En proposant de passer un accord avec les Etats africains, l’Italie espère éviter de se retrouver dans la même situation que la Grèce, analyse le journal économique Il Sole 24 Ore :

«Victime prédestinée de la prochaine vague de réfugiés, l’Italie ne veut ni se laisser emporter, ni regarder sans rien faire jusqu’à ce que les partenaires européens apportent leur aide à contrecœur et fassent quelque chose. La leçon grecque a été retenue. Car tant que les partenaires ne sont pas touchés eux-mêmes, ils ne lèvent pas le petit doigt. … Comme l’Italie ne veut pas se retrouver dans la même impasse que la Grèce - coupée de l’Europe non pas par la clôture macédonienne, mais par celle du col du Brenner - le gouvernement Renzi tente de raviver une Europe prise dans un dangereux processus de dissolution.»

Zeit Online (DE) /

L'UE doit passer un accord avec Tripoli

Suite au nouveau naufrage de réfugiés en Méditerranée, l’Europe doit intervenir.

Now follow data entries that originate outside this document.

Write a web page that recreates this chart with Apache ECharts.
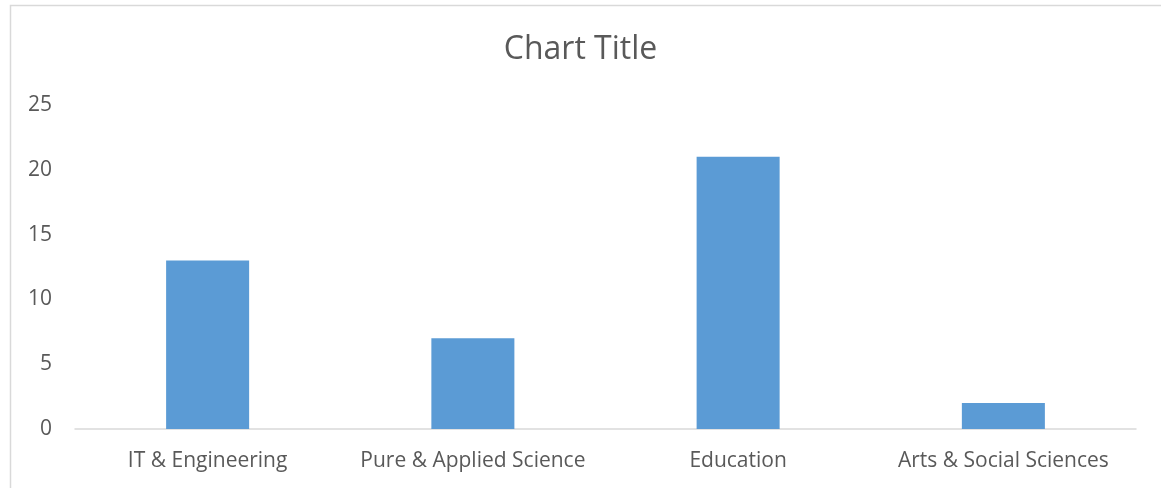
<!DOCTYPE html>
<html>
<head>
<meta charset="utf-8">
<script src="https://cdn.jsdelivr.net/npm/echarts@6/dist/echarts.min.js"></script>
<style>
  html, body { margin: 0; padding: 0; background: #fff; }
  #chart { width: 1161px; height: 488px; }
</style>
</head>
<body>
<div id="chart"></div>
<script>
// Faculty categories and their counts
const categories = ['IT & Engineering', 'Pure & Applied Science', 'Education', 'Arts & Social Sciences'];
const counts = [13, 7, 21, 2];
const yTicks = [0, 5, 10, 15, 20, 25];

const textColor = '#595959';
const fontFamily = 'Open Sans, Liberation Sans, sans-serif';

const chart = echarts.init(document.getElementById('chart'), null, { renderer: 'canvas' });
chart.setOption({
  animation: false,
  backgroundColor: '#ffffff',
  graphic: [{
    type: 'rect',
    silent: true,
    shape: { x: 10.5, y: 5.5, width: 1200, height: 600 },
    style: { fill: 'none', stroke: '#d9d9d9', lineWidth: 1.5 }
  }],
  title: {
    text: 'Chart Title',
    left: 'center',
    top: 29,
    textStyle: { color: textColor, fontFamily: fontFamily, fontSize: 32, fontWeight: 'normal' }
  },
  grid: { left: 75, right: 25, top: 105, bottom: 59, containLabel: false },
  xAxis: {
    type: 'category',
    data: categories,
    axisLine: { lineStyle: { color: '#d9d9d9', width: 1.5 } },
    axisTick: { show: false },
    axisLabel: { color: textColor, fontFamily: fontFamily, fontSize: 21, margin: 22, interval: 0 }
  },
  yAxis: {
    type: 'value',
    min: yTicks[0],
    max: yTicks[yTicks.length - 1],
    interval: 5,
    axisLine: { show: false },
    axisTick: { show: false },
    splitLine: { show: false },
    axisLabel: { color: textColor, fontFamily: fontFamily, fontSize: 21, margin: 23 }
  },
  series: [{
    type: 'bar',
    data: counts,
    barWidth: '31.3%',
    itemStyle: { color: '#5b9bd5' }
  }]
});
</script>
</body>
</html>
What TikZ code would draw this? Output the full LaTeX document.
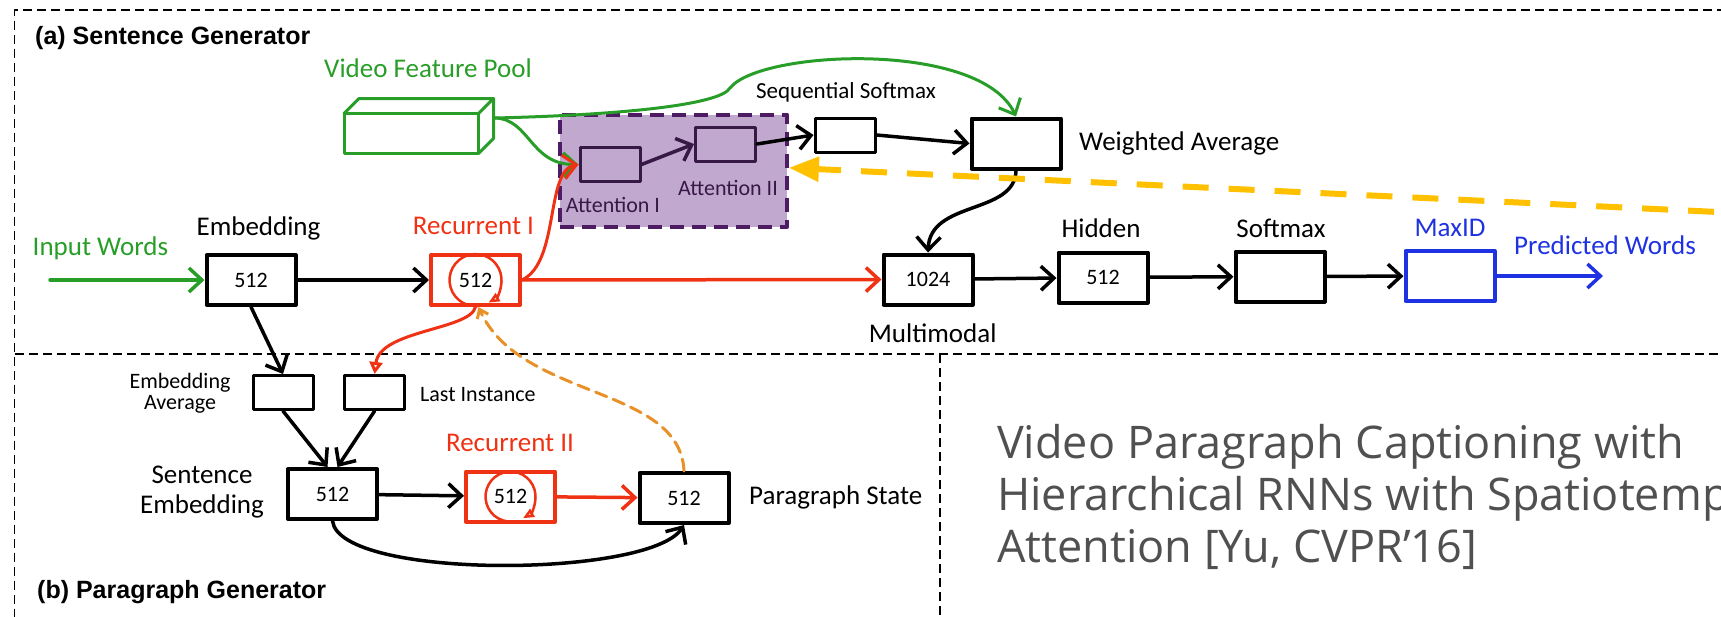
\documentclass[tikz,border=0pt]{standalone}
\usepackage{fontspec}
\usetikzlibrary{arrows.meta}
\newfontfamily\carlito{Carlito}
\newfontfamily\arialfont{Liberation Sans}
\newfontfamily\opensans{Open Sans}
\definecolor{vgreen}{RGB}{40,158,40}
\definecolor{vred}{RGB}{240,50,20}
\definecolor{vblue}{RGB}{30,50,225}
\definecolor{vorange}{RGB}{232,145,40}
\definecolor{vyellow}{RGB}{255,192,0}
\definecolor{attfill}{RGB}{193,168,207}
\definecolor{attline}{RGB}{78,28,98}
\definecolor{attdark}{RGB}{55,25,70}
\definecolor{titlegray}{RGB}{80,80,80}

\begin{document}
\begin{tikzpicture}[x=1pt,y=-1pt,line cap=round,line join=round,
  lab/.style={inner sep=0pt,font=\carlito\fontsize{27}{30}\selectfont},
  slab/.style={inner sep=0pt,font=\carlito\fontsize{22}{21}\selectfont},
  head/.style={inner sep=0pt,anchor=west,font=\arialfont\bfseries\fontsize{25}{30}\selectfont},
  ttl/.style={inner sep=0pt,anchor=base west,text=titlegray,font=\opensans\fontsize{45}{52}\selectfont},
  unit/.style={draw,line width=4pt,minimum width=89pt,minimum height=50pt,inner sep=0pt,font=\carlito\fontsize{22}{24}\selectfont},
  cell/.style={draw,line width=3pt,minimum width=60pt,minimum height=34pt,inner sep=0pt},
  arr/.style={line width=3.5pt,-{Straight Barb[length=13pt,width=24pt]}},
  recloop/.style={vred,line width=2.5pt,-{Triangle[open,length=11pt,width=9pt]}},
  frame/.style={line width=1.6pt,dash pattern=on 9pt off 5pt,line cap=butt}]
  \useasboundingbox (0,0) rectangle (1721,616);
  \clip (0,0) rectangle (1721,616);
  \draw[frame] (1740,10) -| (14.5,640);
  \draw[frame] (14.5,354) -- (1740,354);
  \draw[frame] (940,354) -- (940,640);
  \node[head] (secA) at (35,38) {(a) Sentence Generator};
  \node[head] (secB) at (37,592) {(b) Paragraph Generator};

  \node[draw=vgreen,line width=3pt,outer sep=0pt,minimum width=134.5pt,minimum height=40pt] (pool) at (411.25,133.5) {};
  \draw[vgreen,line width=3pt] (pool.north west) -- ++(15,-15) -| ([shift={(15,-15)}]pool.south east) -- (pool.south east) (pool.north east) -- ++(15,-15);
  \coordinate (poolout) at (495,118);
  \node[draw=attline,fill=attfill,line width=4pt,dash pattern=on 14pt off 8pt,line cap=butt,minimum width=227pt,minimum height=112.5pt] (attn) at (673.4,170.75) {};

  \node[unit] (emb) at (251,280) {512};
  \node[unit,draw=vred] (rec1) at (475.5,280) {512};
  \node[unit] (mm) at (928,279.5) {1024};
  \node[unit] (hid) at (1103,277.5) {512};
  \node[unit] (smx) at (1280,276.5) {};
  \node[unit,draw=vblue] (maxid) at (1450,276) {};
  \node[cell,draw=attdark] (att1) at (610,164.5) {};
  \node[cell,draw=attdark] (att2) at (725.5,144) {};
  \node[cell] (seq) at (845,135) {};
  \node[unit] (wavg) at (1016,143.5) {};
  \node[cell] (eavg) at (283,392.5) {};
  \node[cell] (last) at (374.6,392.5) {};
  \node[unit] (semb) at (332.5,494) {512};
  \node[unit,draw=vred] (rec2) at (510.5,496.5) {512};
  \node[unit] (pstate) at (684,498) {512};
  \coordinate (inwstart) at (50,280);
  \coordinate (predend) at (1603,276);
  \coordinate (fbstart) at (1760,214);

  \draw[recloop] (rec1.center) ++(2.3,26) arc[start angle=-275,end angle=60,radius=26];
  \draw[recloop] (rec2.center) ++(2.2,25) arc[start angle=-275,end angle=60,radius=25];

  \draw[vgreen,arr] (inwstart) -- (emb);
  \draw[arr] (emb) -- (rec1);
  \draw[vgreen,arr,line width=3pt] (poolout) .. controls (620,115) and (720,105) .. (730,88) .. controls (760,50) and (980,40) .. (wavg.north);
  \draw[vgreen,arr,line width=3pt] (poolout) .. controls (530,119) and (530,165) .. (att1.west);
  \draw[vred,arr,line width=3pt] (rec1.east) .. controls (560,262) and (545,170) .. (att1.west);
  \draw[vred,arr] (rec1) -- (mm);
  \draw[attdark,arr] (att1.east) -- (att2.west);
  \draw[arr] (att2.east) -- (seq.west);
  \draw[arr] (seq.east) -- (wavg.west);
  \draw[arr] (wavg.south) .. controls (1015,215) and (930,200) .. (mm.north);
  \draw[arr] (mm) -- (hid);
  \draw[arr] (hid) -- (smx);
  \draw[arr] (smx) -- (maxid);
  \draw[vblue,arr] (maxid) -- (predend);
  \draw[arr] (emb.south) -- (eavg.north);
  \draw[vred,line width=3pt,-{Triangle[open,length=12pt,width=13pt]}] (rec1.south) .. controls (470,330) and (380,330) .. (last.north);
  \draw[arr] (eavg.south) -- ([xshift=-5pt]semb.north);
  \draw[arr] (last.south) -- ([xshift=5pt]semb.north);
  \draw[arr] (semb) -- (rec2);
  \draw[vred,arr] (rec2) -- (pstate);
  \draw[arr] (semb.south) .. controls (340,580) and (650,578) .. (pstate.south);
  \draw[vorange,line width=3pt,dash pattern=on 12pt off 7pt,-{Straight Barb[length=8pt,width=12pt]}] (pstate.north) .. controls (680,385) and (520,400) .. ([xshift=3pt]rec1.south);

  \node[lab,vgreen,anchor=west] (vfpl) at (324,68) {Video Feature Pool};
  \node[lab,vgreen,anchor=west] (inwl) at (32.5,248) {Input Words};
  \node[lab] (embl) at (258.5,228) {Embedding};
  \node[lab,vred] (rec1l) at (473.5,226) {Recurrent I};
  \node[lab,font=\carlito\fontsize{23}{26}\selectfont] (seql) at (846,92) {Sequential Softmax};
  \node[lab,anchor=west] (wavgl) at (1079,143) {Weighted Average};
  \node[slab,attdark] (att1l) at (613,205) {Attention I};
  \node[slab,attdark] (att2l) at (728,188) {Attention II};
  \node[lab] (mml) at (932.7,333) {Multimodal};
  \node[lab] (hidl) at (1101,228) {Hidden};
  \node[lab] (smxl) at (1281,228) {Softmax};
  \node[lab,vblue] (maxidl) at (1450,228) {MaxID};
  \node[lab,vblue,anchor=west] (predl) at (1514,245) {Predicted Words};
  \node[slab,align=center] (eavgl) at (180,393) {Embedding\\Average};
  \node[slab,anchor=west] (lastl) at (420,395) {Last Instance};
  \node[lab,align=center] (sembl) at (202,492) {Sentence\\Embedding};
  \node[lab,vred] (rec2l) at (510,443) {Recurrent II};
  \node[lab,anchor=west] (pstatel) at (749,497) {Paragraph State};
  \node[ttl] (ttl1) at (997,458) {Video Paragraph Captioning with};
  \node[ttl] (ttl2) at (997,510) {Hierarchical RNNs with Spatiotemporal};
  \node[ttl] (ttl3) at (997,562) {Attention [Yu, CVPR’16]};

  \draw[vyellow,line width=6pt,dash pattern=on 26pt off 20pt,line cap=butt,-{Triangle[length=30pt,width=24pt]}] (fbstart) -- ([yshift=3pt]attn.east);
\end{tikzpicture}
\end{document}
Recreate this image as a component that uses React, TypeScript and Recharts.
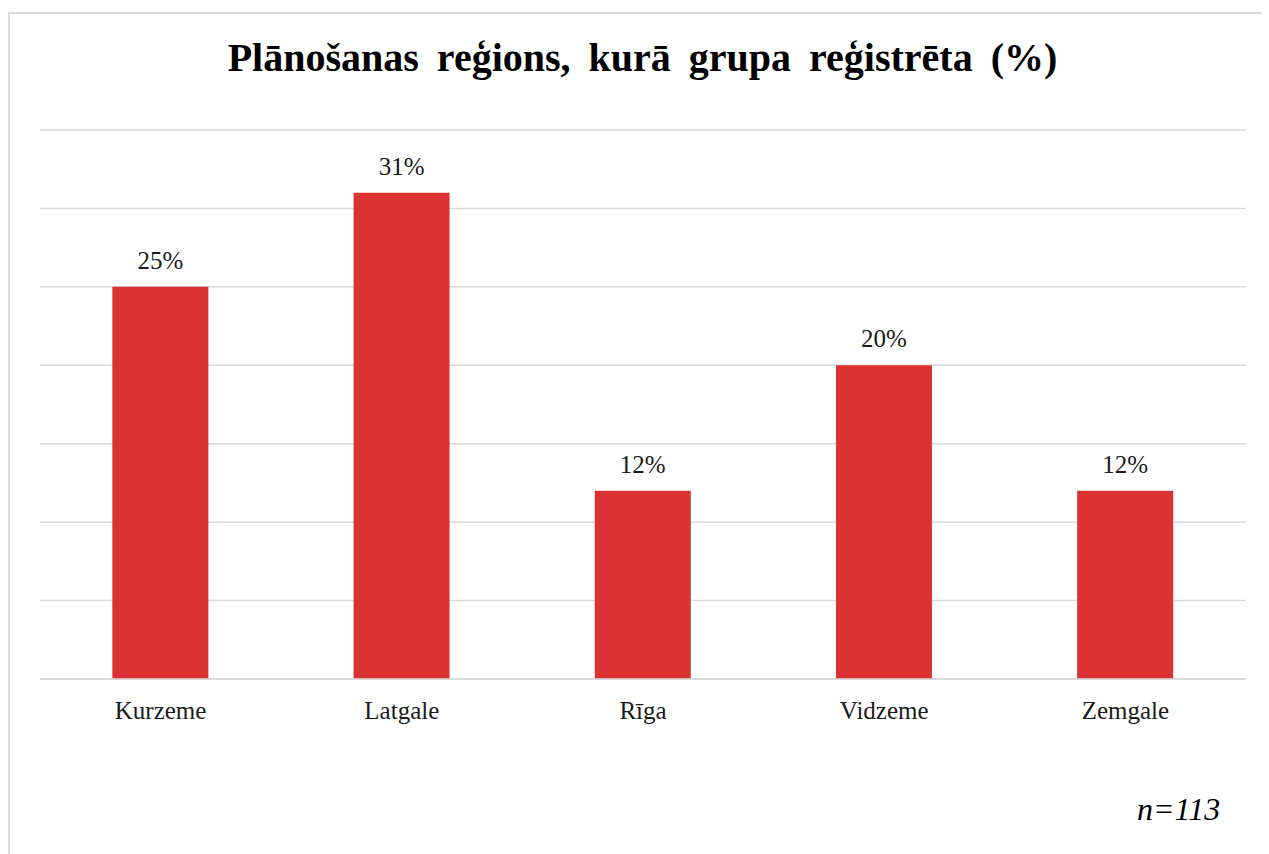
import { BarChart, Bar, XAxis, YAxis, CartesianGrid, LabelList } from 'recharts';

// Planning regions and share of registered groups (%)
const regions = ['Kurzeme', 'Latgale', 'Rīga', 'Vidzeme', 'Zemgale'];
const shares = [25, 31, 12, 20, 12];
const yTicks = [0, 5, 10, 15, 20, 25, 30, 35];

const data = regions.map((region, i) => ({ region, share: shares[i] }));

const serif = '"Liberation Serif", "Times New Roman", serif';

export default function App() {
  return (
    <div
      style={{
        position: 'relative',
        marginTop: 4,
        width: 1261,
        height: 842,
        boxSizing: 'border-box',
        borderTop: '2px solid #d9d9d9',
        borderLeft: '2px solid #d9d9d9',
        background: '#fff',
        fontFamily: serif,
      }}
    >
      <div
        style={{
          position: 'absolute',
          top: 24,
          left: 3,
          width: 1259,
          textAlign: 'center',
          fontSize: 40,
          lineHeight: '40px',
          fontWeight: 'bold',
          wordSpacing: 8,
          color: '#000',
        }}
      >
        Plānošanas reģions, kurā grupa reģistrēta (%)
      </div>
      <div style={{ position: 'absolute', top: 0, left: 0 }}>
        <BarChart
          width={1259}
          height={828}
          data={data}
          margin={{ top: 116, right: 23, left: 30, bottom: 123 }}
          barCategoryGap="30%"
        >
          <CartesianGrid vertical={false} stroke="#d9d9d9" strokeWidth={1.5} />
          <XAxis
            dataKey="region"
            height={40}
            tickLine={false}
            axisLine={{ stroke: '#d9d9d9', strokeWidth: 1.5 }}
            tickMargin={16}
            tick={{ fontSize: 25, fill: '#1a1a1a', fontFamily: serif }}
          />
          <YAxis hide domain={[0, 35]} ticks={yTicks} width={0} />
          <Bar dataKey="share" fill="#db3333" isAnimationActive={false}>
            <LabelList
              dataKey="share"
              position="top"
              offset={18}
              formatter={(v: number) => `${v}%`}
              style={{ fontSize: 25, fill: '#1a1a1a', fontFamily: serif }}
            />
          </Bar>
        </BarChart>
      </div>
      <div
        style={{
          position: 'absolute',
          top: 779,
          left: 1127,
          fontSize: 32,
          lineHeight: '32px',
          fontStyle: 'italic',
          color: '#000',
          whiteSpace: 'nowrap',
        }}
      >
        n=113
      </div>
    </div>
  );
}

Le portail Zeit Online nous explique comment :

«En premier lieu, les côtes de l’Italie doivent être envisagées comme les côtes de l’Europe. … Lorsque le Premier ministre italien Matteo Renzi fait des propositions à Bruxelles, comme il y a quelques jours, il faut le prendre au sérieux et travailler main dans la main avec lui, quelles que soient les circonstances. L’Europe doit unir ses forces pour tenter de stabiliser la Libye. Un gouvernement d’unité nationale a été formé à Tripoli. Même s’il n'est pas encore tout à fait abouti, c’est un bon début. Si la Libye se stabilise, l’Europe va pouvoir mettre au point un accord tel qu’il a été trouvé avec la Turquie. Ça ne serait pas la solution idéale mais ce serait déjà ça. Troisièmement, il s’agit de renforcer la lutte contre les passeurs. Dans ce domaine également, les choses progressent et il ne s’agit en aucun cas d’un combat perdu d’avance, comme on a tendance à le supposer.»

Deutschlandfunk (DE) /

Un accord avec la Libye serait absurde

La communauté internationale doit s’attacher à combattre davantage les causes du départ des réfugiés, préconise le portail Deutschlandfunk, après la noyade de 500 migrants en Méditerranée :

«Cela commence par l’apport d’un financement approprié pour soutenir les actions d’aide contre la faim dans le monde et le Haut Commissariat des Nations unies pour les réfugiés, qui, de façon incompréhensible, est régulièrement contraint de venir quémander des fonds. Cela passe ensuite par des partenariats de formation, des investissements, un commerce équitable, des lois sur l’immigration raisonnables. Et par la disposition à prendre des sanctions virulentes contre les despotes qui méprisent les droits de l’homme, même si cela prive les preneurs de sanctions de certaines affaires juteuses. S’il s’agit de combattre le groupe terroriste Daech, l’intervention militaire fait aussi partie des mesures à prévoir. … Il est tout à fait absurde d’envisager à court terme un possible accord avec la Libye sur les réfugiés, semblable à celui passé avec la Turquie. Personne ne doit être expulsé vers ce pays aujourd’hui - et vraisemblablement pour un certain temps encore.»